Bodemdaling Franeker blijft onduidelijk


FRANEKER, 20091204 -- In haar brief van 17 november geeft de minister van Economische Zaken cijfers over de bodemdaling bij Franeker en presenteert zij radarmetingen als dé methode om in de toekomst bodemdaling te meten. Uit nader onderzoek van Ir. Adriaan Houtenbos blijkt, dat deze cijfers en methodiek onvoldoende betrouwbaar zijn en het vertrouwen in de tot dusverre gebruikte waterpasmethode ten onrechte ondermijnen.

De minister baseert zich op een rapport van TNO/TUDelft, waarin een innovatieve radartechniek wordt vergeleken met conventionele waterpassing. Deze vergelijking bleek echter door een gebrek aan bruikbare radarmetingen voor de helft van de periode van gaswinning en het hele centrale gebied van zoutwinning onmogelijk.

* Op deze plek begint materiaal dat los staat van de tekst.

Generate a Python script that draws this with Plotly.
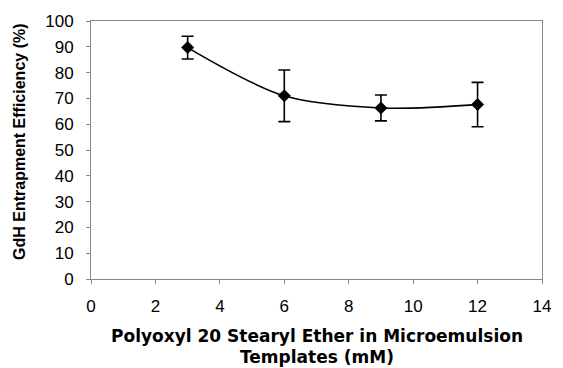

In het centrale gebied van de gaswinning is de vergelijking onzuiver doordat kritieke waterpasmetingen buiten beschouwing zijn gelaten. Als er al gaten in de dekking van de waterpasmetingen zaten, zijn deze niet opgevuld door radarmetingen.

Voor zover vergelijking wel mogelijk was, bevestigt die het beeld uit integrale analyse van de waterpasmetingen: een onverwachte versnelling van de bodemdaling door gaswinning rond 1997. Dit beeld werd al in 2004 aan EZ voorgelegd, maar leidde pas in 2008 tot stopzetting van de gaswinning. GPS metingen geven aan dat de bodem na het dichtdraaien van de kraan met nagenoeg onveranderde snelheid (1,7 cm per jaar) verder daalde. Hoelang dat nog door zal gaan is onduidelijk. Daardoor komen schaderegelingen op losse schroeven te staan.

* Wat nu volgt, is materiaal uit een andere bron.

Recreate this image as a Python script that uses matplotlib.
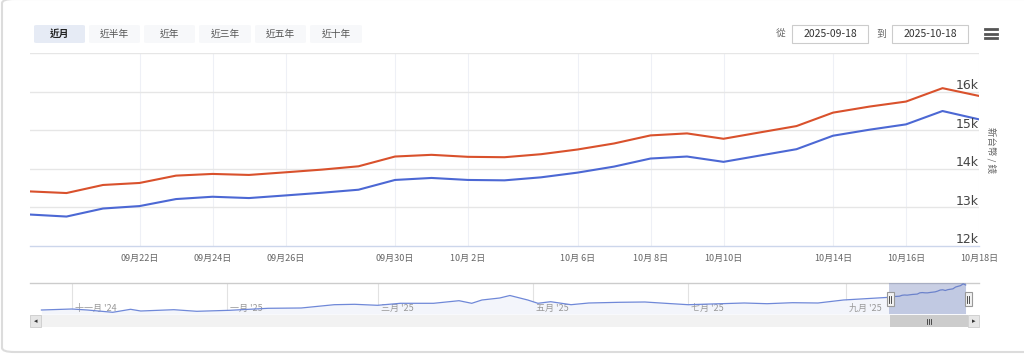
import matplotlib
matplotlib.use("Agg")
import matplotlib.pyplot as plt
import matplotlib.dates as mdates
from matplotlib.patches import FancyBboxPatch, Rectangle
import datetime as dt

plt.rcParams['font.family'] = ['Noto Sans CJK TC', 'DejaVu Sans']

# ---------------- data ----------------
dates = ['2025-09-18', '2025-09-19', '2025-09-20', '2025-09-22', '2025-09-23', '2025-09-24',
         '2025-09-25', '2025-09-26', '2025-09-27', '2025-09-29', '2025-09-30', '2025-10-01',
         '2025-10-02', '2025-10-03', '2025-10-04', '2025-10-06', '2025-10-07', '2025-10-08',
         '2025-10-09', '2025-10-10', '2025-10-11', '2025-10-13', '2025-10-14', '2025-10-15',
         '2025-10-16', '2025-10-17', '2025-10-18']
sell = [13414, 13372, 13581, 13633, 13823, 13867, 13841, 13909, 13979, 14065, 14318, 14362,
        14310, 14300, 14378, 14500, 14656, 14865, 14917, 14778, 14943, 15107, 15455, 15612,
        15742, 16089, 15888]
buy = [12815, 12763, 12971, 13034, 13216, 13276, 13242, 13310, 13380, 13458, 13711, 13763,
       13711, 13701, 13779, 13901, 14057, 14266, 14318, 14180, 14344, 14508, 14857, 15013,
       15151, 15497, 15281]

tick_dates = ['2025-09-22', '2025-09-24', '2025-09-26', '2025-09-30', '2025-10-02', '2025-10-06',
              '2025-10-08', '2025-10-10', '2025-10-14', '2025-10-16', '2025-10-18']
tick_labels = ['09月22日', '09月24日', '09月26日', '09月30日', '10月 2日', '10月 6日',
               '10月 8日', '10月10日', '10月14日', '10月16日', '10月18日']
y_ticks = [12000, 13000, 14000, 15000, 16000, 17000]
y_labels = ['12k', '13k', '14k', '15k', '16k', '']

nav_hist_dates = ['2024-10-20', '2024-11-01', '2024-11-07', '2024-11-17', '2024-11-24', '2024-11-28',
                  '2024-12-11', '2024-12-20', '2025-01-02', '2025-01-17', '2025-01-30', '2025-02-12',
                  '2025-02-20', '2025-03-01', '2025-03-10', '2025-03-23', '2025-04-02', '2025-04-07',
                  '2025-04-11', '2025-04-18', '2025-04-22', '2025-04-29', '2025-05-03', '2025-05-08',
                  '2025-05-16', '2025-05-23', '2025-06-04', '2025-06-14', '2025-06-22', '2025-07-01',
                  '2025-07-10', '2025-07-23', '2025-08-01', '2025-08-11', '2025-08-21', '2025-08-31']
nav_hist_vals = [10275, 10475, 10275, 9815, 10415, 10075, 10335, 10015, 10215, 10615, 10675, 11335,
                 11415, 11215, 11615, 11615, 12135, 11615, 12275, 12675, 13175, 12275, 11615, 11935,
                 11335, 11675, 11815, 11875, 11615, 11335, 11475, 11675, 11535, 11735, 11675, 12275]
nav_months = ['2024-11-01', '2025-01-01', '2025-03-01', '2025-05-01', '2025-07-01', '2025-09-01']
nav_month_labels = ["十一月 '24", "一月 '25", "三月 '25", "五月 '25", "七月 '25", "九月 '25"]

buttons = ['近月', '近半年', '近年', '近三年', '近五年', '近十年']
date_from, date_to = '2025-09-18', '2025-10-18'
y_title = '新台幣 / 錢'

RED = '#d9512c'
BLUE = '#4c68d4'

# ---------------- figure ----------------
W, H = 1024, 355
fig = plt.figure(figsize=(W / 100, H / 100), dpi=100)
fig.patch.set_facecolor('white')


def fx(x):
    return x / W


def fy(y):
    return 1 - y / H


def box(ax_l, ax_t, ax_r, ax_b):
    return [fx(ax_l), fy(ax_b), fx(ax_r) - fx(ax_l), fy(ax_t) - fy(ax_b)]


# outer card
card = FancyBboxPatch((fx(2), fy(352)), fx(1040) - fx(2), fy(-1) - fy(352),
                      boxstyle='round,pad=0,rounding_size=0.012', transform=fig.transFigure,
                      facecolor='white', edgecolor='#dcdcdc', linewidth=1.5, zorder=-10)
fig.patches.append(card)

# range selector buttons
btn_x = [(34, 85), (89, 140), (144, 195), (199, 251), (255, 306), (310, 362)]
for i, (lab, (x0, x1)) in enumerate(zip(buttons, btn_x)):
    sel = (i == 0)
    p = FancyBboxPatch((fx(x0), fy(43)), fx(x1) - fx(x0), fy(25) - fy(43),
                       boxstyle='round,pad=0,rounding_size=0.003', transform=fig.transFigure,
                       facecolor='#e6ebf5' if sel else '#f7f8fa', edgecolor='none', zorder=1)
    fig.patches.append(p)
    fig.text(fx((x0 + x1) / 2), fy(34), lab, ha='center', va='center', fontsize=7,
             color='#222222' if sel else '#555555', fontweight='bold' if sel else 'normal')

# date inputs
fig.text(fx(781), fy(33.5), '從', ha='center', va='center', fontsize=7, color='#666666')
fig.text(fx(881), fy(33.5), '到', ha='center', va='center', fontsize=7, color='#666666')
for (x0, x1), s in zip([(792, 868), (892, 968)], [date_from, date_to]):
    r = Rectangle((fx(x0), fy(43)), fx(x1) - fx(x0), fy(25) - fy(43), transform=fig.transFigure,
                  facecolor='white', edgecolor='#cccccc', linewidth=0.8, zorder=1)
    fig.patches.append(r)
    fig.text(fx((x0 + x1) / 2), fy(34), s, ha='center', va='center', fontsize=7.5, color='#333333')

# hamburger menu
for yy in (29, 33.5, 38):
    fig.add_artist(plt.Line2D([fx(985), fx(997)], [fy(yy), fy(yy)], color='#555555',
                              linewidth=2.0, transform=fig.transFigure))

# ---------------- main chart ----------------
ax = fig.add_axes(box(30, 53, 979, 246))
ax.set_facecolor('none')
idx = list(range(len(dates)))
pos = {d: i for i, d in enumerate(dates)}
ax.plot(idx, sell, color=RED, linewidth=1.5, zorder=3, solid_joinstyle='round')
ax.plot(idx, buy, color=BLUE, linewidth=1.5, zorder=3, solid_joinstyle='round')
ax.set_xlim(0, len(dates) - 1)
ax.set_ylim(12000, 17000)
for v in y_ticks[1:]:
    ax.axhline(v, color='#e6e6e6', linewidth=1, zorder=1)
for d in tick_dates:
    ax.axvline(pos[d], color='#eef0f6', linewidth=0.8, zorder=0)
for s in ['top', 'left', 'right']:
    ax.spines[s].set_visible(False)
ax.spines['bottom'].set_color('#ccd6eb')
ax.spines['bottom'].set_linewidth(1)
ax.set_xticks([pos[d] for d in tick_dates])
ax.set_xticklabels(tick_labels, fontsize=6.5, color='#666666')
ax.tick_params(axis='x', length=0, pad=6)
ax.set_yticks([])
for v, lab in zip(y_ticks, y_labels):
    if lab:
        ax.annotate(lab, xy=(1.0, v), xycoords=('axes fraction', 'data'), xytext=(0, 6),
                    textcoords='offset pixels', ha='right', va='center', fontsize=9,
                    color='#444444', family=['DejaVu Sans'])
fig.text(fx(991), fy(150), y_title, rotation=270, ha='center', va='center', fontsize=6.8,
         color='#666666')

# ---------------- navigator ----------------
nav = fig.add_axes(box(30, 283, 979, 314))
nav.set_facecolor('none')
to_num = lambda s: mdates.date2num(dt.datetime.strptime(s, '%Y-%m-%d'))
nav_x = [to_num(d) for d in nav_hist_dates] + [to_num(d) for d in dates]
nav_y = nav_hist_vals + buy
px_day = (846 - 72) / (to_num('2025-09-01') - to_num('2024-11-01'))
left = to_num('2024-11-01') - (72 - 30) / px_day
right = to_num('2025-09-01') + (979 - 846) / px_day
nav.set_xlim(left, right)
nav.set_ylim(9475, 15675)
nav.fill_between(nav_x, nav_y, 9475, color='#f3f5fb', zorder=1, linewidth=0)
nav.plot(nav_x, nav_y, color='#6f88d8', linewidth=0.9, zorder=3)
for d, lab in zip(nav_months, nav_month_labels):
    nav.axvline(to_num(d), color='#e2e2e2', linewidth=0.8, zorder=0)
    nav.text(to_num(d) + 3 / px_day, 0.17, lab, transform=nav.get_xaxis_transform(), ha='left',
             va='center', fontsize=6.5, color='#999999', zorder=2)
nav.set_xticks([])
nav.set_yticks([])
for s in ['left', 'right', 'bottom']:
    nav.spines[s].set_visible(False)
nav.spines['top'].set_color('#cccccc')
nav.spines['top'].set_linewidth(1)
sel0, sel1 = to_num(date_from), to_num(date_to)
nav.axvspan(sel0, sel1, color=(102 / 255, 120 / 255, 180 / 255, 0.35), zorder=4, linewidth=0)

# handles
for xh in (890, 968):
    fig.patches.append(Rectangle((fx(xh - 3.5), fy(306)), fx(7), fy(292) - fy(306),
                                 transform=fig.transFigure, facecolor='#f2f2f2',
                                 edgecolor='#999999', linewidth=0.8, zorder=5))
    for dx in (-1, 1):
        fig.add_artist(plt.Line2D([fx(xh + dx), fx(xh + dx)], [fy(295.5), fy(302.5)],
                                  color='#333333', linewidth=0.6, transform=fig.transFigure,
                                  zorder=6))

# scrollbar
fig.patches.append(Rectangle((fx(30), fy(327)), fx(949), fy(315) - fy(327), transform=fig.transFigure,
                             facecolor='#f2f2f2', edgecolor='none', zorder=2))
fig.patches.append(Rectangle((fx(890), fy(327)), fx(78), fy(315) - fy(327), transform=fig.transFigure,
                             facecolor='#cccccc', edgecolor='none', zorder=3))
for gx in (927, 929, 931):
    fig.add_artist(plt.Line2D([fx(gx), fx(gx)], [fy(318.5), fy(323.5)], color='#333333',
                              linewidth=0.6, transform=fig.transFigure, zorder=4))
for (x0, arrow) in ((30, '◂'), (968, '▸')):
    fig.patches.append(Rectangle((fx(x0), fy(327)), fx(11), fy(315) - fy(327),
                                 transform=fig.transFigure, facecolor='#e6e6e6',
                                 edgecolor='#cccccc', linewidth=0.6, zorder=4))
    fig.text(fx(x0 + 5.5), fy(321), arrow, ha='center', va='center', fontsize=5,
             color='#333333', family=['DejaVu Sans'], zorder=5)

fig.savefig('out.png', dpi=100, facecolor='white')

Aanleiding tot het TNO/TUDelft onderzoek was een 4 cm verschil tussen twee manieren om bodemdaling uit waterpasmetingen te berekenen. De kwaliteit van deze metingen zelf is buiten kijf. In het TNO/TUDelft onderzoek is de bodemdaling uit de radar- en waterpasmetingen met de betwiste, onzuivere methode berekend.

De aard van de radarmetingen brengt een grotere kans op flinke onontdekte fouten met zich mee. De ESA projecten, PSIC4 en Terrafirma, documenteren soms aanzienlijke verschillen, die afhankelijk van de rekenmethode kunnen ontstaan in de berekening van bodemdaling uit dezelfde radarmetingen. Dat de minister desondanks voorbij gaat aan de resultaten van de integrale analyse van de waterpassingen ten faveure van de minder betrouwbare radarmetingen, ondermijnt het vertrouwen in de tot dusverre onbetwiste waterpasmetingen.

De oorzaak van de onverwachts snelle daling boven het gasveld is nog niet bekend. Dit betekent dat nog niet kan worden uitgesloten dat andere velden ongeacht het soort gesteente soortgelijk gedrag vertonen. Ook bij gaswinning uit zandsteen is de dalingsnelheid op latere leeftijd immers vaak groter en de dalingskom steiler dan voorspeld. Het sterke doorzetten van de daling na het dichtdraaien van de gaskraan bij Franeker, zet vraagtekens bij de effectiviteit van gaswinning met de `hand aan de kraan' in de Waddenzee.